I’m an Agatha Christie tragic. Reading her economical descriptions of brutal murders, the whip-quick dialogue of her quirky sleuths and the unselfconscious thirties snobbery that laces her prose is imperative to any good holiday of mine. I also love to holiday-read the icy cold horror of Norweigen Jo Nesbø novels — and who doesn’t love a feel good romp through a Marion Keys? — but no holiday hand luggage is complete without a thin paperback Christie.
The Dame wrote 80 novels and short story collections so, by my calculations, if I read two to three each holiday, assuming one point five holidays a year, then that gives me 21 years to cycle through all of them and, allowing for memory loss brought on both by ageing and too many nights hand in hand with a long gin and tonic, I will never run out of ‘new’ Christies to read.
I came across the except above yesterday, stopped and re-read it because I liked it so. Deirdre isn’t the most likeable character in the novel and I think Christie intends to deride her and her simplistic ‘today is usually enough, isn’t it?’ approach. But we live in very different times; anyone who has lived through two world wars is rightly jaded. I prefer Deidre’s approach. In fact, I’d even go so far as to say that, if today isn’t enough — and nor was yesterday, tomorrow isn’t exciting and next week isn’t looking good either — then there’s something wrong. But, ergh, what sort of name is ‘Deirdre’?
Now, from English essay to school holidays.
Yesterday Bunky, Tassels and I carefully considered our options for a day in Palm Springs. By this, I mean I wrote a list: canyon hike, golf, Joshua Tree, aerial tramway, art gallery and lunch, waterpark. And then we threw it out because, duh, waterpark every time.
Typical American price-gouging techniques aside — want to park in the Wet ‘N’ Wild car park? That will be $14 please and thank you. Want ‘priority parking’ (because you’re too lazy to walk more than 15m)? That’ll be $6 more. Want a floaty donut? $6 please. And you don’t want to know how much a coca cola will set you back — it was awesome. You know it’s a cool day when your best friend turns to you and remarks, “Huh, now I know what it’s like to have a wedgie in the front and the back at the same time” (courtesy of the 7-storey high free fall Tidal Wave slide). We lounged, we slid, we hauled giant inflatable rafts up steps that made the Bump ‘n’ Grind hike look like a ladies’ promenade, we screamed, we raced, we splashed and flowride-d.

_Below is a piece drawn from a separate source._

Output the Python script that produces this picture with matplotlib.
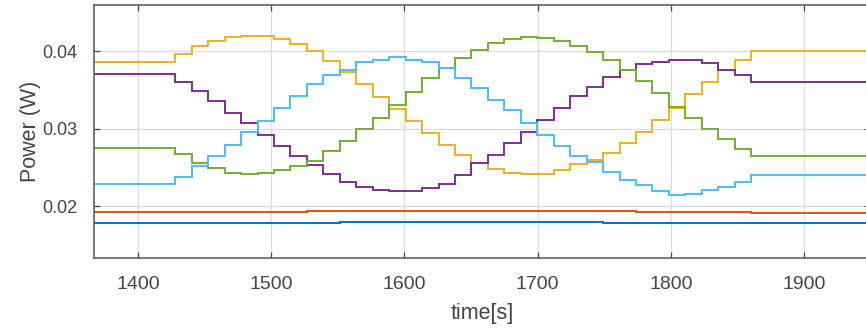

Once, when I’d been the last of us three to go down a particularly vertigo-inducing waterslide (the wedgie slide), a kid of about ten or eleven tapped me on the shoulder and asked if I was afraid. I’d shrugged it off, but obviously not convincingly because he gave me a vaguely patronising lazy grin and reassuring told me that it wasn’t that bad, that it was perfectly safe and that it was best if I just didn’t look down. Later, when he winked at all three of us from the kids waterpark, it emerged that this kid had also chatted to Bunky, asking her about water parks in Australia and remarking that he planned to travel there, and that he’d given Tassels tips on the best rides and offered to show her around. He also carried our giant inflatable raft for us at one point. The soft young hearts of the girls at Palm Springs Elementary need to guard themselves, forget Justin Beiber and get fresh diaries because this little kid is smooth.

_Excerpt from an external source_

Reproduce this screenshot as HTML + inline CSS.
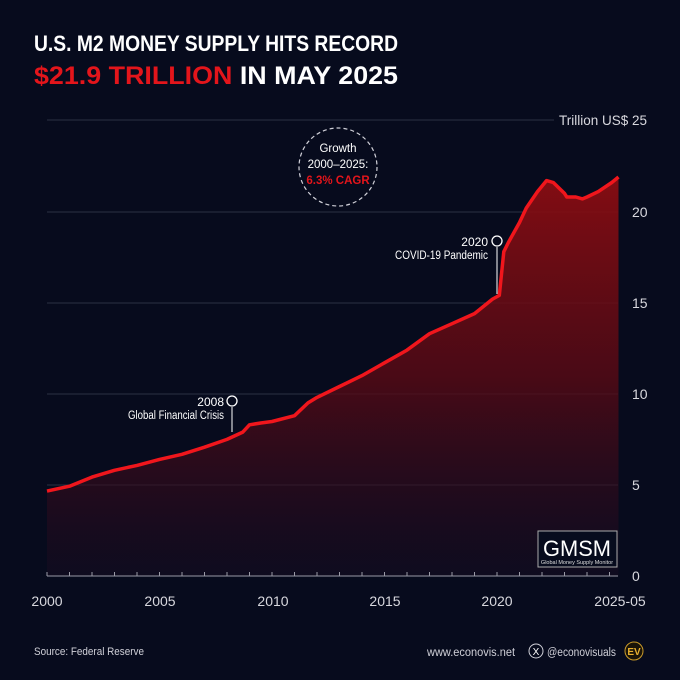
<!DOCTYPE html>
<html><head><meta charset="utf-8"><style>
body{margin:0;background:#070b1d;}
svg{display:block;font-family:"Liberation Sans",sans-serif;}
</style></head><body>
<svg width="680" height="680" viewBox="0 0 680 680" xmlns="http://www.w3.org/2000/svg">
<defs>
<linearGradient id="g" x1="0" y1="0" x2="0" y2="1">
<stop offset="0" stop-color="#8a0d12" stop-opacity="0.95"/>
<stop offset="0.5" stop-color="#5a0a14" stop-opacity="0.8"/>
<stop offset="1" stop-color="#1a0c22" stop-opacity="0.4"/>
</linearGradient>
</defs>
<rect width="680" height="680" fill="#070b1d"/>
<text x="34" y="51" fill="#fff" font-size="22" font-weight="bold" textLength="364" lengthAdjust="spacingAndGlyphs">U.S. M2 MONEY SUPPLY HITS RECORD</text>
<text x="34" y="84" font-size="25" font-weight="bold" textLength="364" lengthAdjust="spacingAndGlyphs"><tspan fill="#e3151b">$21.9 TRILLION</tspan><tspan fill="#fff"> IN MAY 2025</tspan></text>
<g stroke="#2b3044" stroke-width="1">
<line x1="47" y1="120" x2="554" y2="120"/>
<line x1="47" y1="212" x2="618" y2="212"/>
<line x1="47" y1="303" x2="618" y2="303"/>
<line x1="47" y1="394" x2="618" y2="394"/>
<line x1="47" y1="485" x2="618" y2="485"/>
</g>
<g fill="#d8d8de" font-size="14">
<text x="559" y="125" textLength="88" lengthAdjust="spacingAndGlyphs">Trillion US$ 25</text>
<text x="632" y="217">20</text>
<text x="632" y="308">15</text>
<text x="632" y="399">10</text>
<text x="632" y="490">5</text>
<text x="632" y="581">0</text>
</g>
<path d="M47,491.1 L69.5,486.2 L92,477.1 L114.5,470.3 L137,465.4 L159.5,459.4 L182,454.3 L204.5,447.2 L227,439.4 L242.8,432.1 L249.5,424.8 L260.8,423 L272,421.5 L294.5,415.7 L308,402.9 L317,397.4 L339.5,386.5 L362,375.6 L384.5,362.8 L407,350.1 L429.5,333.7 L452,323.7 L474.5,313.6 L492.5,299.1 L499.3,295.4 L503.8,251.7 L508.3,242.6 L519.5,222.5 L526.3,208 L537.5,191.6 L546.5,180.6 L553.3,182.5 L564.5,193.4 L566.8,197 L575.8,197 L582.5,198.9 L587,197 L598.3,191.6 L611.8,182.5 L618.5,177 L618.5,576 L47,576 Z" fill="url(#g)"/>
<path d="M47,491.1 L69.5,486.2 L92,477.1 L114.5,470.3 L137,465.4 L159.5,459.4 L182,454.3 L204.5,447.2 L227,439.4 L242.8,432.1 L249.5,424.8 L260.8,423 L272,421.5 L294.5,415.7 L308,402.9 L317,397.4 L339.5,386.5 L362,375.6 L384.5,362.8 L407,350.1 L429.5,333.7 L452,323.7 L474.5,313.6 L492.5,299.1 L499.3,295.4 L503.8,251.7 L508.3,242.6 L519.5,222.5 L526.3,208 L537.5,191.6 L546.5,180.6 L553.3,182.5 L564.5,193.4 L566.8,197 L575.8,197 L582.5,198.9 L587,197 L598.3,191.6 L611.8,182.5 L618.5,177" fill="none" stroke="#f0161c" stroke-width="3.5" stroke-linejoin="round"/>
<line x1="47" y1="576" x2="618" y2="576" stroke="#9a9aa6" stroke-width="1"/>
<g stroke="#9a9aa6" stroke-width="1">
<line x1="47" y1="576" x2="47" y2="572"/><line x1="69.5" y1="576" x2="69.5" y2="572"/><line x1="92" y1="576" x2="92" y2="572"/><line x1="114.5" y1="576" x2="114.5" y2="572"/><line x1="137" y1="576" x2="137" y2="572"/><line x1="159.5" y1="576" x2="159.5" y2="572"/><line x1="182" y1="576" x2="182" y2="572"/><line x1="204.5" y1="576" x2="204.5" y2="572"/><line x1="227" y1="576" x2="227" y2="572"/><line x1="249.5" y1="576" x2="249.5" y2="572"/><line x1="272" y1="576" x2="272" y2="572"/><line x1="294.5" y1="576" x2="294.5" y2="572"/><line x1="317" y1="576" x2="317" y2="572"/><line x1="339.5" y1="576" x2="339.5" y2="572"/><line x1="362" y1="576" x2="362" y2="572"/><line x1="384.5" y1="576" x2="384.5" y2="572"/><line x1="407" y1="576" x2="407" y2="572"/><line x1="429.5" y1="576" x2="429.5" y2="572"/><line x1="452" y1="576" x2="452" y2="572"/><line x1="474.5" y1="576" x2="474.5" y2="572"/><line x1="497" y1="576" x2="497" y2="572"/><line x1="519.5" y1="576" x2="519.5" y2="572"/><line x1="542" y1="576" x2="542" y2="572"/><line x1="564.5" y1="576" x2="564.5" y2="572"/><line x1="587" y1="576" x2="587" y2="572"/><line x1="609.5" y1="576" x2="609.5" y2="572"/>
</g>
<g fill="#d8d8de" font-size="14" text-anchor="middle">
<text x="47" y="606">2000</text><text x="160" y="606">2005</text><text x="273" y="606">2010</text><text x="385" y="606">2015</text><text x="497" y="606">2020</text><text x="620" y="606">2025-05</text>
</g>
<circle cx="338" cy="167" r="39" fill="none" stroke="#d0d0d8" stroke-width="1.2" stroke-dasharray="4,3"/>
<g font-size="11.5" text-anchor="middle" fill="#fff">
<text x="338" y="152">Growth</text><text x="338" y="168">2000–2025:</text>
<text x="338" y="184" fill="#e3151b" font-weight="bold">6.3% CAGR</text>
</g>
<line x1="497" y1="247" x2="497" y2="294" stroke="#fff" stroke-width="1"/>
<circle cx="497" cy="241" r="5" fill="#070b1d" stroke="#fff" stroke-width="1.3"/>
<text x="488" y="246" fill="#fff" font-size="12" text-anchor="end">2020</text>
<text x="488" y="259" fill="#fff" font-size="11.5" text-anchor="end" textLength="93" lengthAdjust="spacingAndGlyphs">COVID-19 Pandemic</text>
<line x1="232" y1="407" x2="232" y2="432" stroke="#fff" stroke-width="1"/>
<circle cx="232" cy="401" r="5" fill="#070b1d" stroke="#fff" stroke-width="1.3"/>
<text x="224" y="406" fill="#fff" font-size="12" text-anchor="end">2008</text>
<text x="224" y="419" fill="#fff" font-size="11.5" text-anchor="end" textLength="96" lengthAdjust="spacingAndGlyphs">Global Financial Crisis</text>
<rect x="538" y="531" width="79" height="36" fill="#070b1d" stroke="#aaa" stroke-width="1"/>
<text x="577" y="556" fill="#fff" font-size="22" text-anchor="middle" textLength="68" lengthAdjust="spacingAndGlyphs">GMSM</text>
<text x="577" y="564" fill="#ddd" font-size="5.5" text-anchor="middle">Global Money Supply Monitor</text>
<text x="34" y="655" fill="#d0d0d8" font-size="11" textLength="110" lengthAdjust="spacingAndGlyphs">Source: Federal Reserve</text>
<text x="427" y="656" fill="#d0d0d8" font-size="11.5" textLength="88" lengthAdjust="spacingAndGlyphs">www.econovis.net</text>
<circle cx="536" cy="651" r="7" fill="none" stroke="#d0d0d8" stroke-width="1"/>
<text x="536" y="655" fill="#fff" font-size="10" text-anchor="middle">X</text>
<text x="547" y="656" fill="#d0d0d8" font-size="11.5" textLength="69" lengthAdjust="spacingAndGlyphs">@econovisuals</text>
<circle cx="634" cy="651" r="9" fill="#1a1408" stroke="#c99a2a" stroke-width="1"/>
<text x="634" y="655" fill="#e8b030" font-size="10" font-weight="bold" text-anchor="middle">EV</text>
</svg>
</body></html>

A bit bruised, battered and burned, we stopped by Palm Springs proper to watch game 4 of the NBA finals (a walloping of Miami by the altogether classier San Antonio if you’re curious and don’t have Google) and browse the Thursday night markets. I saw a man feed his diamanté-studded-collar-wearing pitbull a $6 frozen yogurt out of a cone. I think that sums up Palm Springs quite well.